Taipei, May 27 (CNA) The United Kingdom has changed the name of its representative office in Taiwan from the British Trade and Cultural Office (BTCO) to the British Office to better reflect its services.

"This is purely a change of title. It is not a change of functions," U.K. representative to Taiwan Chris Wood told reporters at a luncheon Wednesday.

The name change took effect Tuesday, he said, describing it as "a re-branding."

"We felt that the old name, the British Trade and Cultural Office, did not adequately describe what we do," Wood said.

He said people did not really understand what the name meant and often did not recognize it as that of a government office.

"The British Office better reflects the full scope of our work," which ranges from providing services to British citizens in Taiwan to facilitating cooperation in science and innovation, combating climate change, supporting U.K. trade with Taiwan and encouraging Taiwanese investment in the U.K., Wood said.

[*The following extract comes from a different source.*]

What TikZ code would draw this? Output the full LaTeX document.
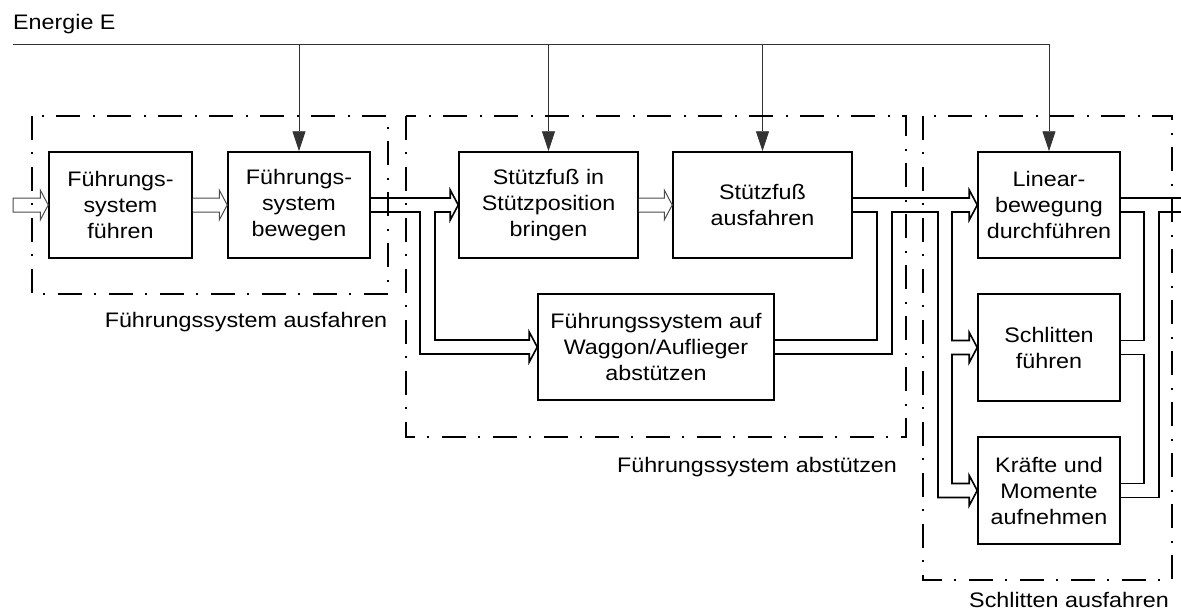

The renaming of the office can be seen as a positive development in Taiwan-U.K. relations, according to Taiwan's Ministry of Foreign Affairs.

The two countries will continue to cooperate in various fields, based on a solid foundation, the ministry said in a statement Wednesday.

During the media luncheon, Wood also said that the outcome the U.K. general elections earlier this month is not likely to result "in any change in the U.K.'s long-standing policy towards Taiwan."

"So we now have a majority Conservative government, with many ministers reappointed to their previous positions," he said.

The U.K. government's key priorities remain as before -- stimulating the British economy, and boosting the U.K.'s trade and exports, Wood said.

Taiwan and the U.K have been forging stronger economic links and deepening cooperation on climate change issues and technology, he said.

He also noted that there has been an increase in the frequency of visits by senior British officials and parliamentarians to Taiwan.

In January, for example, U.K. Minister of State for Transport Baroness Susan Kramer led the largest-ever British rail industry mission to Taiwan, in an effort to boost bilateral cooperation in the sector, while a group of British parliamentarians visited Taiwan last week to discuss abolition of the death penalty in Taiwan, Wood said.